Figure scripts:
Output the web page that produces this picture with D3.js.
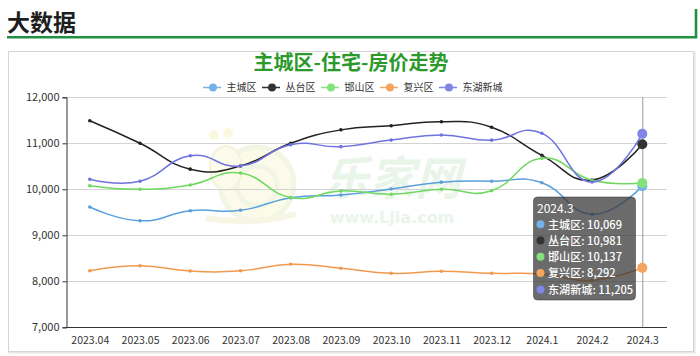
<!DOCTYPE html>
<html>
<head>
<meta charset="utf-8">
<script src="https://cdn.jsdelivr.net/npm/d3@7"></script>
<style>
  html, body { margin: 0; padding: 0; background: #fff; }
  svg { display: block; font-family: "Noto Sans CJK SC", "Noto Sans", sans-serif; }
</style>
</head>
<body>
<svg id="chart" width="700" height="356"></svg>
<script>
// ---- data ----
const categories = ["2023.04","2023.05","2023.06","2023.07","2023.08","2023.09","2023.10","2023.11","2023.12","2024.1","2024.2","2024.3"];
const seriesNames = ["主城区","丛台区","邯山区","复兴区","东湖新城"];
const zhucheng  = [9615, 9315, 9535, 9543, 9815, 9876, 10006, 10155, 10174, 10144, 9457, 10069];
const congtai   = [11491, 11000, 10438, 10506, 11000, 11292, 11383, 11470, 11348, 10739, 10202, 10981];
const hanshan   = [10078, 10000, 10095, 10352, 9820, 9965, 9891, 10000, 9970, 10674, 10195, 10137];
const fuxing    = [8230, 8339, 8224, 8230, 8370, 8283, 8174, 8217, 8174, 8159, 8020, 8292];
const donghu    = [10217, 10176, 10728, 10506, 10968, 10927, 11070, 11180, 11068, 11217, 10159, 11205];
const yTicks = [7000, 8000, 9000, 10000, 11000, 12000];
const colors = ["#5a9fdc", "#222222", "#6fd860", "#f19a4d", "#6f73df"];
const iconColors = ["#74b3ea", "#333333", "#84e27a", "#f5a560", "#8185e8"];
const headerText = "大数据";
const titleText = "主城区-住宅-房价走势";
const tooltipCategory = "2024.3";

const seriesValues = [zhucheng, congtai, hanshan, fuxing, donghu];

const svg = d3.select("#chart");

// header
svg.append("text").attr("x", 7).attr("y", 31)
  .attr("font-size", 23).attr("font-weight", 700).attr("fill", "#1e1e1e")
  .text(headerText);
svg.append("path").attr("d", "M7,37.2 H696 V9")
  .attr("fill", "none").attr("stroke", "#1f9140").attr("stroke-width", 2.6);

// panel
svg.append("rect").attr("x", 9.5).attr("y", 52.5).attr("width", 685).attr("height", 300)
  .attr("fill", "none").attr("stroke", "#e6e6e6").attr("stroke-width", 2);
svg.append("rect").attr("x", 8.5).attr("y", 51.5).attr("width", 685).attr("height", 300)
  .attr("fill", "#fff").attr("stroke", "#d6d6d6").attr("stroke-width", 1);

// title
svg.append("text").attr("x", 351).attr("y", 70).attr("text-anchor", "middle")
  .attr("font-size", 20).attr("font-weight", 700).attr("fill", "#2b9a2b")
  .text(titleText);

// scales
const x = d3.scalePoint().domain(categories).range([89.8, 642.3]);
const y = d3.scaleLinear().domain([7000, 12000]).range([327.3, 97.3]);
const plotLeft = 66, plotRight = 667;

// watermark
const wm = svg.append("g").attr("opacity", 0.55);
wm.append("circle").attr("cx", 257).attr("cy", 184).attr("r", 37).attr("fill", "#fbf8d8").attr("stroke", "#e8f0d0").attr("stroke-width", 5);
wm.append("circle").attr("cx", 257).attr("cy", 186).attr("r", 20).attr("fill", "none").attr("stroke", "#e6eed0").attr("stroke-width", 5);
wm.append("ellipse").attr("cx", 226).attr("cy", 168).attr("rx", 16).attr("ry", 22).attr("fill", "#fbf8dc").attr("stroke", "#ece8c0").attr("stroke-width", 2);
wm.append("circle").attr("cx", 214).attr("cy", 135).attr("r", 5).attr("fill", "#f8f4cc");
wm.append("circle").attr("cx", 228).attr("cy", 133).attr("r", 5).attr("fill", "#f8f4cc");
wm.append("path").attr("d", "M206,218 Q250,226 296,214").attr("fill", "none").attr("stroke", "#f2f0d0").attr("stroke-width", 6);
svg.append("text").attr("x", 392).attr("y", 195).attr("text-anchor", "middle")
  .attr("font-size", 46).attr("font-weight", 700).attr("font-style", "italic").attr("fill", "#eaf5ea")
  .text("乐家网");
svg.append("text").attr("x", 392).attr("y", 222.5).attr("text-anchor", "middle")
  .attr("font-size", 16).attr("font-weight", 700).attr("fill", "#eaf5ea")
  .attr("font-family", "DejaVu Sans, sans-serif")
  .text("www.Ljia.com");

// gridlines
svg.append("g").selectAll("line").data(yTicks.slice(1)).join("line")
  .attr("x1", plotLeft).attr("x2", plotRight)
  .attr("y1", d => Math.round(y(d)) + 0.5).attr("y2", d => Math.round(y(d)) + 0.5)
  .attr("stroke", "#d3d3d3").attr("stroke-width", 1);

// y axis
const yAxis = d3.axisLeft(y).tickValues(yTicks).tickSize(4).tickPadding(3).tickFormat(d3.format(","));
const yg = svg.append("g").attr("transform", `translate(${plotLeft + 0.5},0)`).call(yAxis);
yg.select(".domain").attr("stroke", "#333");
yg.selectAll(".tick line").attr("stroke", "#333");
yg.selectAll("text").attr("font-size", 11).attr("fill", "#333").attr("font-family", "Noto Sans CJK SC, sans-serif");

// x axis
const xAxis = d3.axisBottom(x).tickSize(0).tickPadding(9);
const xg = svg.append("g").attr("transform", `translate(0,${Math.round(y(7000)) + 0.5})`).call(xAxis);
xg.select(".domain").attr("d", `M${plotLeft},0H${plotRight}`).attr("stroke", "#333");
xg.selectAll("text").attr("font-size", 10.5).attr("fill", "#333").attr("font-family", "Noto Sans CJK SC, sans-serif");

// axis pointer
svg.append("line").attr("x1", x(tooltipCategory) + 0.5).attr("x2", x(tooltipCategory) + 0.5)
  .attr("y1", y(12000)).attr("y2", y(7000)).attr("stroke", "#999").attr("stroke-width", 1);

// lines
const line = d3.line().x((d, i) => x(categories[i])).y(d => y(d)).curve(d3.curveCardinal.tension(-0.4));
seriesValues.forEach((vals, s) => {
  svg.append("path").datum(vals).attr("d", line)
    .attr("fill", "none").attr("stroke", colors[s]).attr("stroke-width", 1.5);
  svg.append("g").selectAll("circle").data(vals).join("circle")
    .attr("cx", (d, i) => x(categories[i])).attr("cy", d => y(d))
    .attr("r", (d, i) => categories[i] === tooltipCategory ? 5 : 1.8)
    .attr("fill", (d, i) => categories[i] === tooltipCategory ? iconColors[s] : colors[s]);
});

// legend
const legendX = [203, 262, 321, 380, 439];
const lg = svg.append("g");
seriesNames.forEach((n, s) => {
  const gx = legendX[s], gy = 87.5;
  lg.append("line").attr("x1", gx).attr("x2", gx + 18).attr("y1", gy).attr("y2", gy)
    .attr("stroke", iconColors[s]).attr("stroke-width", 1.5);
  lg.append("circle").attr("cx", gx + 10).attr("cy", gy).attr("r", 4).attr("fill", iconColors[s]);
  lg.append("text").attr("x", gx + 23.5).attr("y", gy + 3.6)
    .attr("font-size", 10).attr("fill", "#333").text(n);
});

// tooltip
const tt = svg.append("g");
tt.append("rect").attr("x", 533.5).attr("y", 197).attr("width", 102).attr("height", 103).attr("rx", 4)
  .attr("fill", "rgba(50,50,50,0.72)").attr("stroke", "#333").attr("stroke-width", 0.5);
tt.append("text").attr("x", 537).attr("y", 212.5).attr("font-size", 12).attr("fill", "#fff").text(tooltipCategory);
const ti = categories.indexOf(tooltipCategory);
seriesNames.forEach((n, s) => {
  const by = 228.5 + s * 16.3;
  tt.append("circle").attr("cx", 540.5).attr("cy", by - 4.3).attr("r", 4).attr("fill", iconColors[s]);
  tt.append("text").attr("x", 548).attr("y", by).attr("font-size", 11.1).attr("font-weight", 500).attr("fill", "#fff")
    .text(n + ": " + d3.format(",")(seriesValues[s][ti]));
});
</script>
</body>
</html>
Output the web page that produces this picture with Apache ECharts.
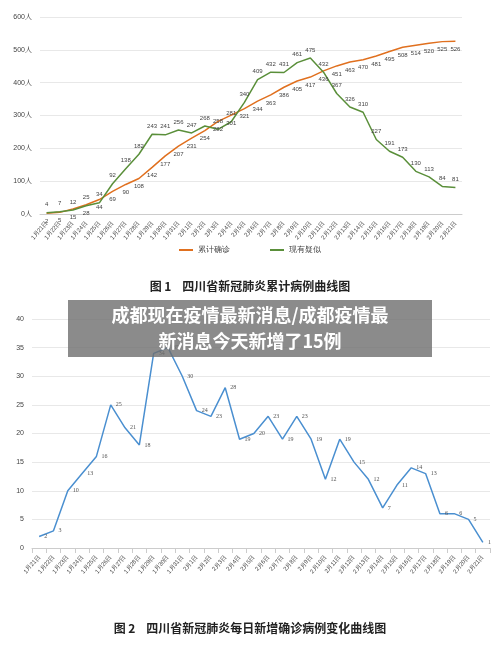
<!DOCTYPE html><html><head><meta charset="utf-8"><script src="https://cdn.jsdelivr.net/npm/echarts@6/dist/echarts.min.js"></script>
<style>body{margin:0;background:#fff}#c{width:500px;height:653px}</style></head><body><div id="c"></div><script>
const dates=[];for(let i=21;i<=31;i++)dates.push('1月'+i+'日');for(let i=1;i<=21;i++)dates.push('2月'+i+'日');
const cumulative=[2,5,15,28,44,69,90,108,142,177,207,231,254,282,301,321,344,363,386,405,417,436,451,463,470,481,495,508,514,520,525,526];
const suspected=[4,7,12,25,34,92,138,182,243,241,256,247,268,258,281,340,409,432,431,461,475,432,367,326,310,227,191,173,130,113,84,81];
const daily=[2,3,10,13,16,25,21,18,34,35,30,24,23,28,19,20,23,19,23,19,12,19,15,12,7,11,14,13,6,6,5,1];
const c=echarts.init(document.getElementById('c'));
const axLab={fontSize:6,color:'#444',rotate:50,interval:0};
const sym={symbol:'circle',symbolSize:0.1,showSymbol:true,labelLayout:{hideOverlap:false}};
c.setOption({animation:false,
grid:[{left:40,right:38,top:17,height:197},{left:32,right:10,top:319,height:229}],
legend:{top:241,left:'center',itemWidth:14,itemHeight:2,icon:'rect',textStyle:{fontSize:8,color:'#444'},itemGap:40,data:['累计确诊','现有疑似']},
xAxis:[{gridIndex:0,type:'category',data:dates,boundaryGap:true,axisLabel:axLab,axisTick:{show:false},axisLine:{lineStyle:{color:'#ccc'}}},
{gridIndex:1,type:'category',data:dates,boundaryGap:true,axisLabel:axLab,axisTick:{show:true,lineStyle:{color:'#ccc'}},axisLine:{lineStyle:{color:'#ccc'}}}],
yAxis:[{gridIndex:0,min:0,max:600,interval:100,axisLabel:{formatter:'{value}人',fontSize:7,color:'#444'},splitLine:{lineStyle:{color:'#e8e8e8'}}},
{gridIndex:1,min:0,max:40,interval:5,axisLabel:{fontSize:7,color:'#444'},splitLine:{lineStyle:{color:'#e8e8e8'}}}],
series:[
Object.assign({name:'累计确诊',type:'line',xAxisIndex:0,yAxisIndex:0,data:cumulative,lineStyle:{color:'#e0701f',width:1.5},itemStyle:{color:'#e0701f'},label:{show:true,position:'bottom',fontSize:6,color:'#444'}},sym),
Object.assign({name:'现有疑似',type:'line',xAxisIndex:0,yAxisIndex:0,data:suspected,lineStyle:{color:'#5a8f3a',width:1.5},itemStyle:{color:'#5a8f3a'},label:{show:true,position:'top',fontSize:6,color:'#444'}},sym),
Object.assign({name:'daily',type:'line',xAxisIndex:1,yAxisIndex:1,data:daily,lineStyle:{color:'#4a8fd0',width:1.5},itemStyle:{color:'#4a8fd0'},label:{show:true,position:'right',fontSize:6,color:'#555',fontFamily:'Liberation Serif'}},sym)],
graphic:[
{type:'text',left:'center',top:280,style:{text:'图 1    四川省新冠肺炎累计病例曲线图',font:'bold 12px "Noto Sans CJK SC"',fill:'#222'}},
{type:'text',left:'center',top:622,style:{text:'图 2    四川省新冠肺炎每日新增确诊病例变化曲线图',font:'bold 12px "Noto Sans CJK SC"',fill:'#222'}},
{type:'rect',shape:{x:68,y:300,width:364,height:57},style:{fill:'rgba(110,110,110,0.8)'},z:100},
{type:'text',x:250,y:302,z:101,style:{text:'成都现在疫情最新消息/成都疫情最\n新消息今天新增了15例',align:'center',lineHeight:26,font:'bold 18px "Noto Sans CJK SC"',fill:'#fff'}}
]});
</script></body></html>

What this task involves: Copy out the lines that hold "Output".

Reply to the exercise:
Output the web page that produces this picture with D3.js.
Output the web page that produces this picture with Apache ECharts.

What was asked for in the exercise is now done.